Although the Lord's response of reminding me of my own brokenness and specifically my brokenness of withdrawing was penetrating, I continued to beg the Lord for him to make me the one in the hospital bed instead of Karis. I wanted to trade places with her so she could be completely healthy and I could die. Then, it was as if the Spirit was saying to me, "You can't trade places with her." My thoughts immediately went to Calvary and I saw Jesus on the cross taking my place as my substitute. In Karis' innocent suffering in that bed, I saw somewhat of a parallel. For clarification, Katie and I both recognize that Karis is guilty of original sin and counted as a sinner because Adam is her father. To our knowledge, however, she has never committed any actual sin (though we do not know her thoughts). Those theological caveats aside, even as a sinner, Karis is still innocent of this particular disease.
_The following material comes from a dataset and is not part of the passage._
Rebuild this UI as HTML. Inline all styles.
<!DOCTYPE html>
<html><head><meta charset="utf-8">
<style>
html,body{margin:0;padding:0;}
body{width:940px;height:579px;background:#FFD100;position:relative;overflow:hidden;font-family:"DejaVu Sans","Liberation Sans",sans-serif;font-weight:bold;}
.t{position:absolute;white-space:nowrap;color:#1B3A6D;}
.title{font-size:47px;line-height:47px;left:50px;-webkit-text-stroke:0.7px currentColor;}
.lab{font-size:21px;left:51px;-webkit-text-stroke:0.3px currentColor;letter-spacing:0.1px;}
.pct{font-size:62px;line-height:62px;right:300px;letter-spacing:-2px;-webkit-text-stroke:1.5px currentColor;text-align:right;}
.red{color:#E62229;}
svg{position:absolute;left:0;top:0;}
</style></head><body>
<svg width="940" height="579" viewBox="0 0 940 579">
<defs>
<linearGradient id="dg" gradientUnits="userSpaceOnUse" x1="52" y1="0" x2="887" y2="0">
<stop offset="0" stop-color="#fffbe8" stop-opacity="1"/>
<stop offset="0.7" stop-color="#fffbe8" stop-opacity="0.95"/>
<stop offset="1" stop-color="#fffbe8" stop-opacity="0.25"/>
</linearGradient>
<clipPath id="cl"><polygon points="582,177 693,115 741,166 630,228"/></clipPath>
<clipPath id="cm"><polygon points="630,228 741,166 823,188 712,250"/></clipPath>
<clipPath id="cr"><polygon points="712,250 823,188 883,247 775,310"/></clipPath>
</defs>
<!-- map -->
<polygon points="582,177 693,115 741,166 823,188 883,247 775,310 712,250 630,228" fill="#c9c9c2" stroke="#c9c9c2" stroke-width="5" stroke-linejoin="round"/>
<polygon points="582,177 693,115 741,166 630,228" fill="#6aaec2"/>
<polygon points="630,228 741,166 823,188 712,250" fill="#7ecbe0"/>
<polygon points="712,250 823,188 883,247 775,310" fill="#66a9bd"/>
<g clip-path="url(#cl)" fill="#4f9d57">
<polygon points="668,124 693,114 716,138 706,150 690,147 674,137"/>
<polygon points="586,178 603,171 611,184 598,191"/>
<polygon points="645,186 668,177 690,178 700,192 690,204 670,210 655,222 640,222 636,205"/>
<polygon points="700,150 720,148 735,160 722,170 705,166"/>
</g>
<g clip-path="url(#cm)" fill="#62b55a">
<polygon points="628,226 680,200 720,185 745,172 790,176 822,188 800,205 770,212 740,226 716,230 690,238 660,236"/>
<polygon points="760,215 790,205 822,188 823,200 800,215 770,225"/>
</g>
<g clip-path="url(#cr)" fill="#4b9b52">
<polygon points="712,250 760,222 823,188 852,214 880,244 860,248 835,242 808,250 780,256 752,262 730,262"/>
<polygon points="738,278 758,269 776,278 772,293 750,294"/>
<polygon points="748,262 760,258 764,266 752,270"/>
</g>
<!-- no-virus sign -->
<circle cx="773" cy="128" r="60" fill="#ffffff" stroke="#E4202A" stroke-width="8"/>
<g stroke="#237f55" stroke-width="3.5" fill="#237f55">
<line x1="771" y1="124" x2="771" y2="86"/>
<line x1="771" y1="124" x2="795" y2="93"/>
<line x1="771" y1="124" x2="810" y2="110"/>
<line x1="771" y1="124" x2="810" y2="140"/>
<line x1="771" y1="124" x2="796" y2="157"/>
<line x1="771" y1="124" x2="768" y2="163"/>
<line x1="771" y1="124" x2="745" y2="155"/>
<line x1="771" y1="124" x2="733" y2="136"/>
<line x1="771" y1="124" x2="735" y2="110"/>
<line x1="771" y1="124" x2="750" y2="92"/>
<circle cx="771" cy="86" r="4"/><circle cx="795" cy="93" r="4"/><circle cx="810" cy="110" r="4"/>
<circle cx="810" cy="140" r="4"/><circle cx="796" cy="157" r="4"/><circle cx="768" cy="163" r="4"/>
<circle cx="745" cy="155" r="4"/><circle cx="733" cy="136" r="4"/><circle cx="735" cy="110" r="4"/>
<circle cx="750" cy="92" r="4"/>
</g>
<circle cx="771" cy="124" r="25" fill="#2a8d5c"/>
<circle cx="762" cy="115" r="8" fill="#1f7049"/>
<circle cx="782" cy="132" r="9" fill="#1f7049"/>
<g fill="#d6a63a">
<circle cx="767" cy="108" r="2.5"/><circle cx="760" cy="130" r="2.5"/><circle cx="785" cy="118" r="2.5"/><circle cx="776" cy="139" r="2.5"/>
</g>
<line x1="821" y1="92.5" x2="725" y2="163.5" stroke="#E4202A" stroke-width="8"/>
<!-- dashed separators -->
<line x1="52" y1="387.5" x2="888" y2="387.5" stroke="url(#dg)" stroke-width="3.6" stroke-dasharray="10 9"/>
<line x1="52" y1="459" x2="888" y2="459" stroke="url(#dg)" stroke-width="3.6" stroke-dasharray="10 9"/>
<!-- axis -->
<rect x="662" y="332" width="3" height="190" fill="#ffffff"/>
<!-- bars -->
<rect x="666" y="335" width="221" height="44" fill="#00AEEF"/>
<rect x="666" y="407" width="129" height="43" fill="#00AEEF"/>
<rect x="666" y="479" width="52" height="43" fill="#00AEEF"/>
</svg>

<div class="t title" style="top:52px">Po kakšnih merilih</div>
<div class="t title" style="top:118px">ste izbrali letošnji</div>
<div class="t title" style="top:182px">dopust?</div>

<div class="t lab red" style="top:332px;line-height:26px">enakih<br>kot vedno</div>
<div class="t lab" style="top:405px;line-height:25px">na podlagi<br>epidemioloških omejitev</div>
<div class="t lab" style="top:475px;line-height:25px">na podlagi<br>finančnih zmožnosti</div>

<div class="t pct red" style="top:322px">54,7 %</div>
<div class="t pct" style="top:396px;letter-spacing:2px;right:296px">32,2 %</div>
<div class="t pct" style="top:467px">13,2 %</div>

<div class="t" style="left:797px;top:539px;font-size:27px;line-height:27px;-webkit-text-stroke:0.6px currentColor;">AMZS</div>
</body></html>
There was no particular actual sin that she committed that brought this disease on her. Thus, in that way her suffering is innocent. And through the glimpse of my daughter's innocent suffering I caught a glimpse of the truly innocent suffering of the sinless Son of God who suffered in my place for my sin. I couldn't trade places with Karis because ultimately a greater healing than Karis' healing needs to take place in my heart and in Katie's and this healing can only come through the suffering of my daughter. Further, my next question of "Why my daughter" was halted by the Lord's immediate response of, "Why my Son?" I stood in awe.
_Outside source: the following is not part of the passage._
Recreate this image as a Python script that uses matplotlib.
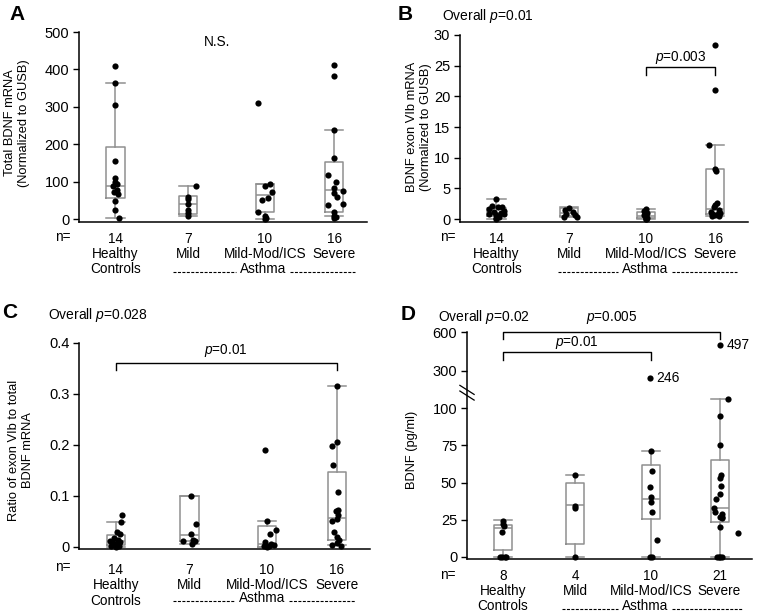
import numpy as np
import matplotlib
matplotlib.use("Agg")
import matplotlib.pyplot as plt
from matplotlib.lines import Line2D
from matplotlib.ticker import NullLocator

plt.rcParams['font.family'] = ['Liberation Sans', 'DejaVu Sans']
plt.rcParams['mathtext.fontset'] = 'custom'
plt.rcParams['mathtext.rm'] = 'Liberation Sans'
plt.rcParams['mathtext.it'] = 'Liberation Sans:italic'

# ---------------- data ----------------
groups = ["Healthy\nControls", "Mild", "Mild-Mod/ICS", "Severe"]
n_abc = [14, 7, 10, 16]
n_d = [8, 4, 10, 21]

# A: total BDNF mRNA
a_healthy = [408, 364, 304, 156, 109, 100, 93, 87, 78, 73, 67, 49, 25, 3]
a_mild = [87, 60, 53, 40, 25, 17, 7]
a_modics = [310, 93, 88, 73, 56, 51, 19, 7, 2, 0]
a_severe = [412, 383, 237, 162, 118, 100, 84, 74, 70, 60, 40, 38, 20, 8, 5, 3]
a_q1 = [56, 13, 19, 19]
a_med = [87, 41, 65, 78]
a_q3 = [193, 62, 93, 153]
a_lo = [3, 7, 0, 7]
a_hi = [364, 88, 93, 237]

# B: BDNF exon VIb mRNA
b_healthy = [3.3, 2.2, 2.0, 1.9, 1.6, 1.3, 1.1, 1.0, 0.9, 0.8, 0.6, 0.4, 0.2, 0.05]
b_mild = [1.8, 1.5, 1.2, 0.9, 0.6, 0.4, 0.35]
b_modics = [1.7, 1.3, 1.0, 0.8, 0.6, 0.4, 0.2, 0.1, 0.05, 0.0]
b_severe = [28.4, 21.0, 12.0, 8.1, 7.9, 2.6, 2.3, 2.0, 1.5, 1.2, 1.0, 0.9, 0.8, 0.6, 0.5, 0.45]
b_q1 = [0.55, 0.45, 0.1, 0.8]
b_med = [1.0, 1.0, 0.55, 1.65]
b_q3 = [1.8, 1.8, 1.15, 8.2]
b_lo = [0.0, 0.35, 0.0, 0.45]
b_hi = [3.3, 2.0, 1.7, 12.0]

# C: ratio exon VIb / total
c_healthy = [0.063, 0.048, 0.03, 0.025, 0.018, 0.013, 0.011, 0.009, 0.007, 0.005, 0.003, 0.002, 0.001, 0.0]
c_mild = [0.099, 0.045, 0.025, 0.014, 0.012, 0.011, 0.006]
c_modics = [0.19, 0.05, 0.034, 0.025, 0.01, 0.006, 0.003, 0.002, 0.001, 0.0]
c_severe = [0.316, 0.206, 0.198, 0.16, 0.108, 0.073, 0.07, 0.062, 0.055, 0.05, 0.03, 0.02, 0.013, 0.008, 0.004, 0.002]
c_q1 = [0.003, 0.011, 0.0, 0.013]
c_med = [0.012, 0.023, 0.006, 0.056]
c_q3 = [0.024, 0.1, 0.042, 0.147]
c_lo = [0.0, 0.006, 0.0, 0.003]
c_hi = [0.049, 0.1, 0.051, 0.316]

# D: BDNF protein (pg/ml)
d_healthy = [24, 22, 20.5, 16.7, 0, 0, 0, 0]
d_mild = [55, 34.5, 33, 0]
d_modics = [246, 71, 57.5, 47, 40.5, 37, 30, 11.5, 0, 0]
d_severe = [497, 106, 95, 75.5, 55, 53, 47.5, 42.5, 39, 33, 30, 29, 27, 26.5, 26, 20, 16, 0, 0, 0, 0]
d_q1 = [4.5, 8.3, 25.7, 23.4]
d_med = [19.4, 34.6, 39, 33]
d_q3 = [21.6, 49.8, 62, 65]
d_lo = [0, 0, 0, 0]
d_hi = [24.5, 55, 71, 106.5]

# horizontal jitter of the dots (layout only)
a_jit = [[0, 0, 0, 0, 0, 0, 0.02, -0.03, 0.02, -0.02, 0.03, 0, 0, 0.05],
         [0.1, 0, 0, 0, 0, 0, 0],
         [-0.09, 0.07, 0.0, 0.1, 0.04, -0.04, -0.1, 0, 0.02, 0.0],
         [0, 0, 0, 0, -0.08, 0.02, 0, 0.12, 0, 0.04, 0.12, -0.08, 0, 0, 0.02, 0]]
b_jit = [[0, -0.06, 0.08, 0.02, -0.1, 0.1, -0.04, 0.06, -0.1, 0.1, 0, 0.03, 0, 0],
         [0, -0.06, 0.05, -0.05, 0.08, 0.1, -0.08],
         [0, -0.02, 0.02, 0, -0.03, 0, 0.02, 0, 0, 0],
         [0, 0, -0.09, 0, 0.01, 0.02, 0, -0.02, 0.05, -0.06, 0.06, -0.04, 0.04, 0, -0.05, 0.05]]
c_jit = [[0.09, 0.07, 0.02, 0.05, -0.02, 0.03, -0.08, 0.06, -0.04, 0, 0.02, -0.06, 0.04, 0],
         [0.02, 0.09, 0.02, 0.05, -0.09, 0.07, 0.04],
         [-0.02, 0, 0.13, 0.04, -0.02, 0.06, 0.1, -0.04, 0.03, 0.0],
         [0, 0, -0.07, -0.05, 0.01, 0.01, -0.01, 0.02, 0, -0.06, -0.04, 0, 0.03, 0, -0.07, 0.05]]
d_jit = [[0, 0, 0.01, -0.01, -0.04, -0.02, 0.02, 0.04],
         [0, 0, 0, 0],
         [-0.02, 0, 0.01, -0.02, 0, 0, 0.01, 0.08, -0.02, 0.02],
         [0, 0.12, 0, 0, 0.02, 0.01, 0.02, 0.01, -0.05, -0.07, -0.06, 0.03, 0.0, 0.04, 0.03, 0.01, 0.26,
          -0.03, -0.01, 0.01, 0.03]]

pos = [1, 2, 3.05, 4]
W, H = 758, 614
GRAY = "#8f8f8f"

fig = plt.figure(figsize=(W / 100, H / 100), dpi=100)


def px(x, y):
    return x / W, 1 - y / H


def rect(x0, y_bottom, w, h):
    return [x0 / W, 1 - y_bottom / H, w / W, h / H]


# broken y axis for panel D: 0-112 linear, gap squeezed, 154-600 compressed
def fwd(y):
    y = np.asarray(y, dtype=float)
    return np.where(y <= 112, y,
                    np.where(y <= 154, 112 + (y - 112) * 0.01, 112.42 + (y - 154) * 0.0873))


def inv(f):
    f = np.asarray(f, dtype=float)
    return np.where(f <= 112, f,
                    np.where(f <= 112.42, 112 + (f - 112) / 0.01, 154 + (f - 112.42) / 0.0873))


def panel(r, vals, jit, q1, med, q3, lo, hi, ns, ylim, yticks, yticklabels, xpad, funcs=None):
    ax = fig.add_axes(r)
    if funcs is not None:
        ax.set_yscale("function", functions=funcs)
    stats = [dict(q1=a, med=m, q3=b, whislo=l, whishi=h, fliers=[])
             for a, m, b, l, h in zip(q1, med, q3, lo, hi)]
    lp = dict(color=GRAY, linewidth=1.1)
    ax.bxp(stats, positions=pos, widths=0.25, capwidths=[0.25] * 4, showfliers=False,
           boxprops=lp, medianprops=lp, whiskerprops=lp, capprops=lp, manage_ticks=False)
    for p, v, j in zip(pos, vals, jit):
        ax.scatter(p + np.array(j), v, s=20, color="black", linewidths=0, zorder=3, clip_on=False)
    ax.set_xlim(0.5, 4.45)
    ax.set_ylim(*ylim)
    ax.set_yticks(yticks, yticklabels)
    ax.yaxis.set_minor_locator(NullLocator())
    ax.set_xticks(pos, [f"{n}\n{g}" for n, g in zip(ns, groups)])
    for t in ax.get_xticklabels():
        t.set_linespacing(1.1)
    ax.tick_params(axis="x", length=0, pad=xpad, labelsize=9.8)
    ax.tick_params(axis="y", length=4, width=1, pad=3, labelsize=10.5)
    for s in ["top", "right"]:
        ax.spines[s].set_visible(False)
    for s in ["left", "bottom"]:
        ax.spines[s].set_linewidth(1.1)
    return ax


def bracket(ax, x0, x1, ybar, ydrop, label, ytext):
    tr = ax.get_xaxis_transform()
    ax.plot([x0, x0, x1, x1], [ydrop, ybar, ybar, ydrop], color="black", lw=1,
            transform=tr, clip_on=False)
    ax.text((x0 + x1) / 2, ytext, label, transform=tr, ha="center", va="center", fontsize=9.8)


def asthma(x0, x1, xc, y):
    for a, b in ((x0, xc - 27), (xc + 27, x1)):
        fig.add_artist(Line2D([a / W, b / W], [1 - (y + 3) / H] * 2, color="black", lw=0.8,
                              dashes=(2.7, 1.3)))
    fig.text(*px(xc, y), "Asthma", ha="center", va="center", fontsize=9.8)


def ylab(x, y, s):
    fig.text(*px(x, y), s, rotation=90, ha="center", va="center", fontsize=9.3,
             multialignment="center", linespacing=1.25)


def label(x, y, s, **kw):
    fig.text(*px(x, y), s, va="center", **kw)


# ---------- A ----------
axA = panel(rect(79, 222, 288, 190), [a_healthy, a_mild, a_modics, a_severe], a_jit,
            a_q1, a_med, a_q3, a_lo, a_hi, n_abc, (-8, 500),
            [0, 100, 200, 300, 400, 500], ["0", "100", "200", "300", "400", "500"], 7.4)
axA.text(0.479, 0.947, "N.S.", transform=axA.transAxes, ha="center", va="center", fontsize=9.8)
ylab(17, 123, "Total BDNF mRNA\n(Normalized to GUSB)")
label(63, 237, "n=", ha="center", fontsize=9.8)
asthma(173, 355, 263, 269)
label(17, 15, "A", ha="center", fontsize=15, fontweight="bold")

# ---------- B ----------
axB = panel(rect(460, 221.5, 288, 186.5), [b_healthy, b_mild, b_modics, b_severe], b_jit,
            b_q1, b_med, b_q3, b_lo, b_hi, n_abc, (-0.4, 30),
            [0, 5, 10, 15, 20, 25, 30], ["0", "5", "10", "15", "20", "25", "30"], 7.4)
bracket(axB, pos[2], pos[3], 0.828, 0.786, "$p$=0.003", 0.88)
ylab(419, 127, "BDNF exon VIb mRNA\n(Normalized to GUSB)")
label(448, 237, "n=", ha="center", fontsize=9.8)
asthma(558, 737, 645, 269)
label(405, 15, "B", ha="center", fontsize=15, fontweight="bold")
label(442, 16, "Overall $p$=0.01", ha="left", fontsize=10)

# ---------- C ----------
axC = panel(rect(79, 549, 291, 206), [c_healthy, c_mild, c_modics, c_severe], c_jit,
            c_q1, c_med, c_q3, c_lo, c_hi, n_abc, (-0.004, 0.4),
            [0, 0.1, 0.2, 0.3, 0.4], ["0", "0.1", "0.2", "0.3", "0.4"], 10.3)
bracket(axC, pos[0], pos[3], 0.903, 0.869, "$p$=0.01", 0.966)
ylab(21, 450, "Ratio of exon VIb to total\nBDNF mRNA")
label(63, 567, "n=", ha="center", fontsize=9.8)
asthma(173, 355, 262, 598)
label(10, 313, "C", ha="center", fontsize=15, fontweight="bold")
label(48, 315, "Overall $p$=0.028", ha="left", fontsize=10)

# ---------- D (broken y axis) ----------
axD = panel(rect(467, 559, 285, 227), [d_healthy, d_mild, d_modics, d_severe], d_jit,
            d_q1, d_med, d_q3, d_lo, d_hi, n_d, (-1.5, 600),
            [0, 25, 50, 75, 100, 300, 600], ["0", "25", "50", "75", "100", "300", "600"], 7.4,
            funcs=(fwd, inv))
axD.annotate("246", (pos[2] - 0.02, d_modics[0]), xytext=(5, 0), textcoords="offset points",
             va="center", ha="left", fontsize=10)
axD.annotate("497", (pos[3], d_severe[0]), xytext=(5, 0), textcoords="offset points",
             va="center", ha="left", fontsize=10)
for dy in (0.0, -0.025):
    axD.plot([-0.025, 0.025], [0.765 + dy, 0.725 + dy], transform=axD.transAxes,
             color="black", lw=0.9, clip_on=False)
bracket(axD, pos[0], pos[3], 1.0, 0.969, "$p$=0.005", 1.066)
bracket(axD, pos[0], pos[2], 0.912, 0.877, "$p$=0.01", 0.952)
ylab(412, 450, "BDNF (pg/ml)")
label(448, 575, "n=", ha="center", fontsize=9.8)
asthma(562, 742, 645, 606)
label(408, 315, "D", ha="center", fontsize=15, fontweight="bold")
label(438, 317, "Overall $p$=0.02", ha="left", fontsize=10)

fig.savefig("out.png", dpi=100)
At the end of this two hour vigil, Karis coughed. Twice. Two whooping coughs that she initiated all on her own. I wept tears of joy. I composed myself and called Katie to tell her the good news. She had just been praying on the phone with Anna Grantham for Karis to cough and as soon as I called Katie hung up with her friend and heard the news. She began to cry; I began to cry. Even our darkest darkness has its reprieve and Jesus never lets us ascend all the way to Golgotha because he ascended for us.